§ **DATA SEGMENT**
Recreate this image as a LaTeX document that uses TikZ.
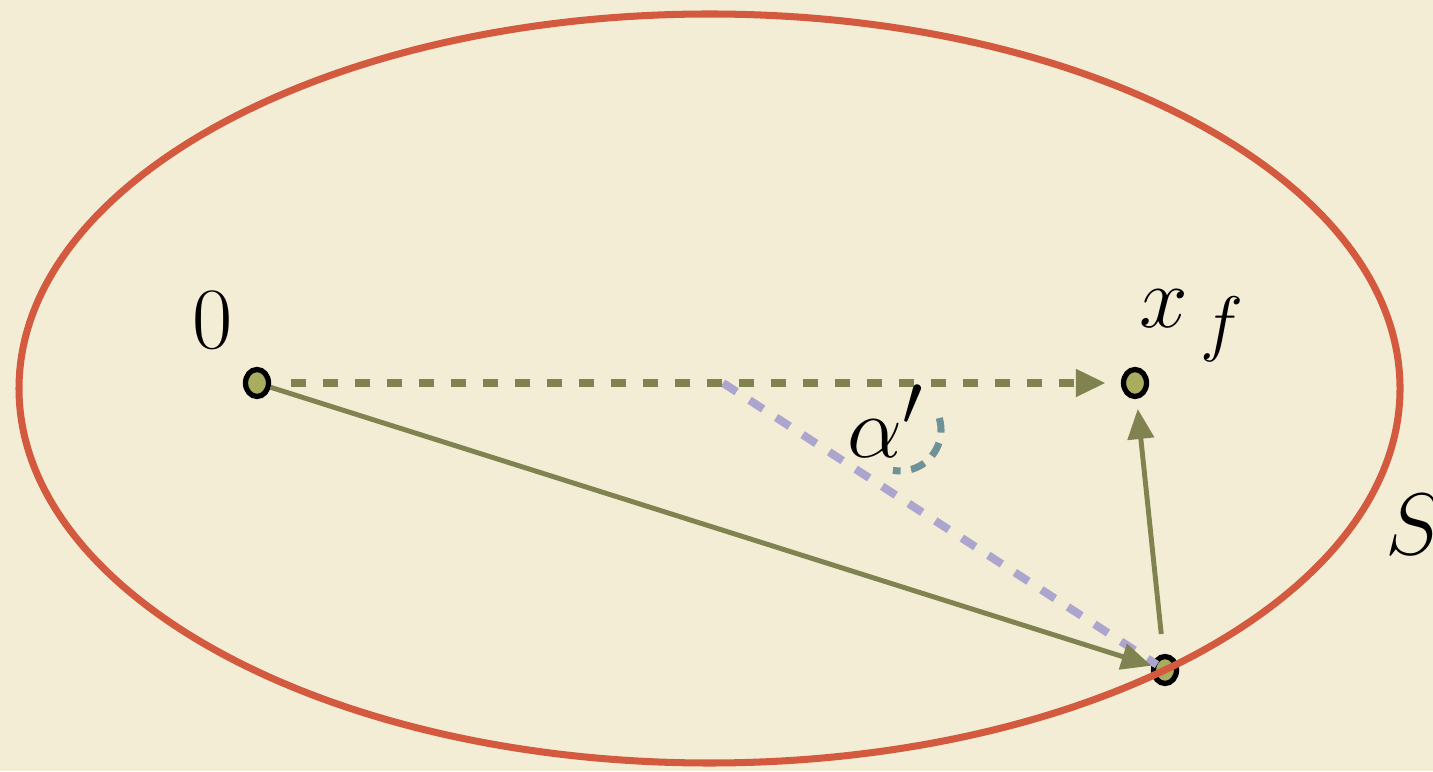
\documentclass[tikz,border=0pt]{standalone}
\usepackage{amsmath}
\usepackage{xcolor}
\usepackage{tikz}
\usetikzlibrary{positioning, shapes.geometric, arrows.meta, calc}
\definecolor{fondcreme}{RGB}{243, 237, 214}
\definecolor{rougeellipse}{RGB}{211, 90, 62}
\definecolor{olivefonce}{RGB}{128, 130, 80}
\definecolor{oliveclair}{RGB}{168, 173, 96}
\definecolor{lavande}{RGB}{172, 165, 206}
\definecolor{bleugris}{RGB}{110, 146, 152}

\begin{document}
\begin{tikzpicture}[font=\fontsize{28}{33}\selectfont,
    point/.style={ellipse, draw=black, fill=oliveclair, line width=1.5pt, minimum width=0.23cm, minimum height=0.27cm, inner sep=0pt},
    fleche/.style={-{Triangle[length=0.30cm, width=0.26cm]}, olivefonce, line width=1.4pt}]
    % fond
    \fill[fondcreme] (0,0) rectangle (14.33,7.71);
    \useasboundingbox (0,0) rectangle (14.33,7.71);
    % points
    \node[point] (origine) at (2.57,3.88) {};
    \node[point] (cible) at (11.35,3.88) {};
    \node[point] (bord) at (11.65,1.01) {};
    \coordinate (milieu) at (7.23,3.88);
    % lignes
    \draw[lavande, line width=2.3pt, dash pattern=on 4.6pt off 4.4pt, shorten >=-0.05cm] (milieu) -- (bord);
    \draw[fleche, line width=2.3pt, dash pattern=on 4.3pt off 4.8pt, shorten <=0.2cm, shorten >=0.15cm] (origine) -- (cible);
    \draw[fleche] (origine) -- (bord);
    \draw[fleche, shorten <=0.2cm, shorten >=0.1cm] (bord) -- (cible);
    \draw[bleugris, line width=2pt, dash pattern=on 4.2pt off 3pt] (9.00,3.41) ++(17:0.41) arc (17:-100:0.41);
    % ensemble S
    \draw[rougeellipse, line width=2pt] (7.095,3.825) ellipse (6.905 and 3.745);
    % textes
    \node (etiqorigine) at (2.13,4.51) {\fontsize{26}{30}\selectfont $0$};
    \node (etiqcible) at (11.92,4.45) {$x_{\,f}$};
    \node (etiqangle) at (8.86,3.50) {$\alpha'$};
    \node (etiqS) at (14.14,2.46) {$S$};
\end{tikzpicture}
\end{document}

§ **TASK TO CARRY OUT**
Transcribe the material exactly, leaving every picture out.

§ **SOLUTION**
Recreate this image as a LaTeX document that uses TikZ.
\documentclass[tikz,border=0pt]{standalone}
\usepackage{amsmath}
\usepackage{xcolor}
\usepackage{tikz}
\usetikzlibrary{positioning, shapes.geometric, arrows.meta, calc}
\definecolor{fondcreme}{RGB}{243, 237, 214}
\definecolor{rougeellipse}{RGB}{211, 90, 62}
\definecolor{olivefonce}{RGB}{128, 130, 80}
\definecolor{oliveclair}{RGB}{168, 173, 96}
\definecolor{lavande}{RGB}{172, 165, 206}
\definecolor{bleugris}{RGB}{110, 146, 152}

\begin{document}
\begin{tikzpicture}[font=\fontsize{28}{33}\selectfont,
    point/.style={ellipse, draw=black, fill=oliveclair, line width=1.5pt, minimum width=0.23cm, minimum height=0.27cm, inner sep=0pt},
    fleche/.style={-{Triangle[length=0.30cm, width=0.26cm]}, olivefonce, line width=1.4pt}]
    % fond
    \fill[fondcreme] (0,0) rectangle (14.33,7.71);
    \useasboundingbox (0,0) rectangle (14.33,7.71);
    % points
    \node[point] (origine) at (2.57,3.88) {};
    \node[point] (cible) at (11.35,3.88) {};
    \node[point] (bord) at (11.65,1.01) {};
    \coordinate (milieu) at (7.23,3.88);
    % lignes
    \draw[lavande, line width=2.3pt, dash pattern=on 4.6pt off 4.4pt, shorten >=-0.05cm] (milieu) -- (bord);
    \draw[fleche, line width=2.3pt, dash pattern=on 4.3pt off 4.8pt, shorten <=0.2cm, shorten >=0.15cm] (origine) -- (cible);
    \draw[fleche] (origine) -- (bord);
    \draw[fleche, shorten <=0.2cm, shorten >=0.1cm] (bord) -- (cible);
    \draw[bleugris, line width=2pt, dash pattern=on 4.2pt off 3pt] (9.00,3.41) ++(17:0.41) arc (17:-100:0.41);
    % ensemble S
    \draw[rougeellipse, line width=2pt] (7.095,3.825) ellipse (6.905 and 3.745);
    % textes
    \node (etiqorigine) at (2.13,4.51) {\fontsize{26}{30}\selectfont $0$};
    \node (etiqcible) at (11.92,4.45) {$x_{\,f}$};
    \node (etiqangle) at (8.86,3.50) {$\alpha'$};
    \node (etiqS) at (14.14,2.46) {$S$};
\end{tikzpicture}
\end{document}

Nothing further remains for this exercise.